Friday, April 11, 2014

Radio and Media


The mass media had already been around for many years mainly through print--newspapers and magazines; but what happened in the 1920' was the rise of radio. This made a major impact on American mass Media. Thanks to the growth of radio broadcasting, entertainment, news, sports, and politics could now hear in the comfort of anyone's home. Listeners who were poor and could not afford tickets, or listeners who were black and lived in segregated states, or anyone who lived far from a center of population, or anyone else for that matter, could now have access to the most famous performers or hear the best-known political figures. This helped the nation become more informed, and it also helped entertainers gain larger audiences than ever before. It also affected politicians: now, candidates were judged not only by what they said to the newspapers, but how they sounded when speaking over the radio.

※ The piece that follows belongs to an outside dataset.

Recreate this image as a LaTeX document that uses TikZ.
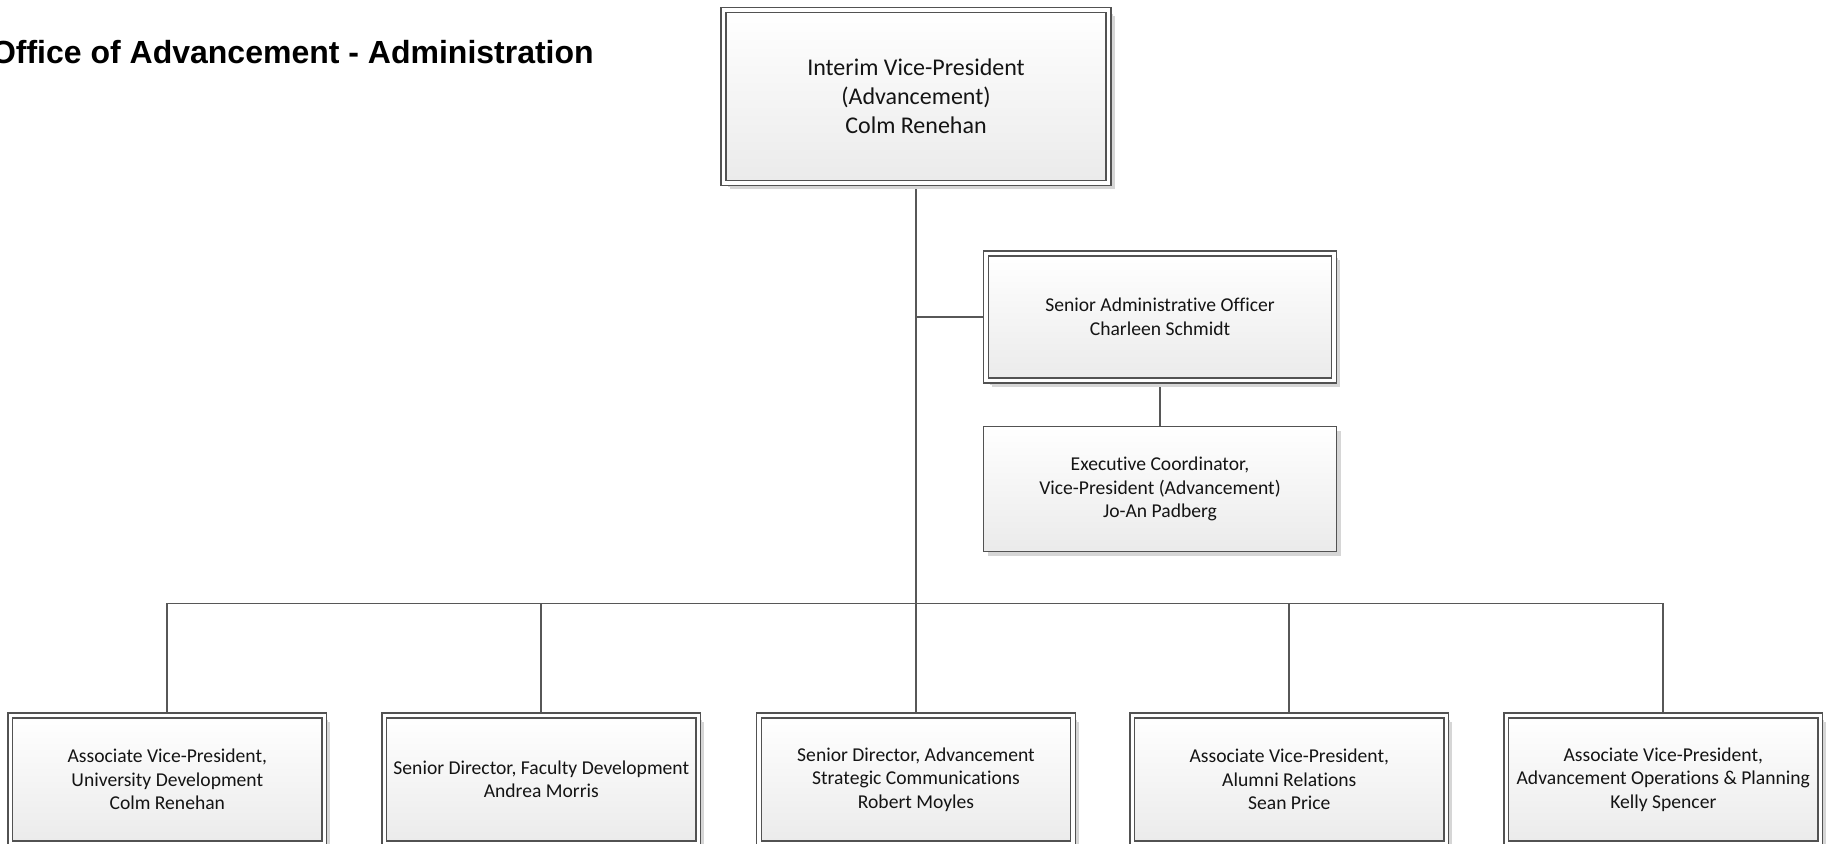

Increased radio broadcasting made small towns and big cities similar in the opportunity to entertain and inform the public. Unknown local performers were able to be heard for the first time. Similarly, the public heard speakers from a number of points of view, and were exposed to a variety of political issues. Some stations offered college-level courses or gave educational debates. Various sects of Christianity and also Reform Judaism offered live broadcasts of religious services. Sports fans were especially pleased, because now the most important events were available to them, and there were even some interviews with the athletes. And finally, there was a new interest in public speaking, as many listeners decided they wanted to be on the radio like the people they were hearing.

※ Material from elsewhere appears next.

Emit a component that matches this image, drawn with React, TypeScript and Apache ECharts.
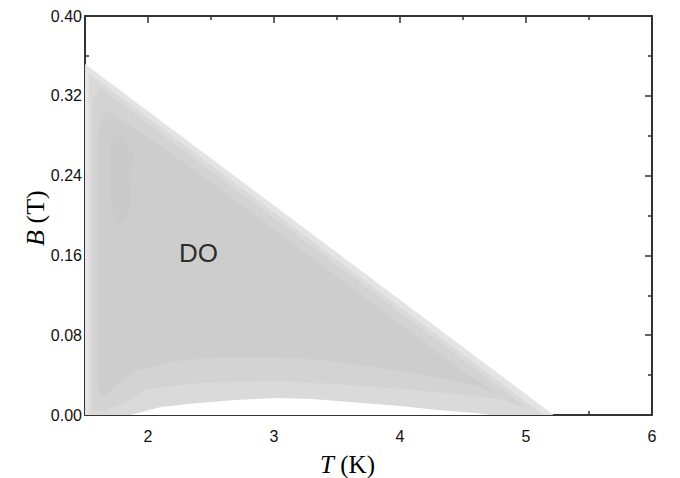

Radios were less expensive and widely available by the 1920s, it especially had the exceptional ability of allowing a vast number of people to listen to the same event at the same time. (In 1924, President Calvin Coolidge’s pre-election speech reached more than 20 million people). Radio was a blessing for advertisers, who now had access to a large and captive audience.
The reach of radio also further helped forge an American culture. It was able to soften regional differences and encourage a unified sense of the American lifestyle. Culture and communication became centralized and standardized. The modern radio cultures threatened overpower individuals, leaving them with little control either in their own lives or in the wider world.

Many found radio could enable them to gain a sense of autonomy in their own lives by helping them understand an encroaching mass world in familiar, personal terms. To some, radio also offered the prospect of speaking meaningfully in that world, through a newly viable hope of communication with a mass audience. As Americans determined what radio meant to them, they used the mass medium itself to gain a measure of control and perhaps a voice within the disempowering mass world that radio helped to create. And this process, in turn, helped to shape that modern mass media.

With the rise of broadcasting, as the possibility of speaking to the whole of a nation at once became more and more real, the meaning of communication changed. Audiences seeking access to influential voices welcomed this development. Broadcasting made it possible for a single powerful speaker to move a large part of the country at once.


In the broadcasting age, listeners came to imagine they could enter the public world in private terms. Radio brought far off voices and events into the home in a familiar way. This eroded lines between the public and private spheres, making it more difficult to differentiate public and private and to determine separate priorities and behaviors for each.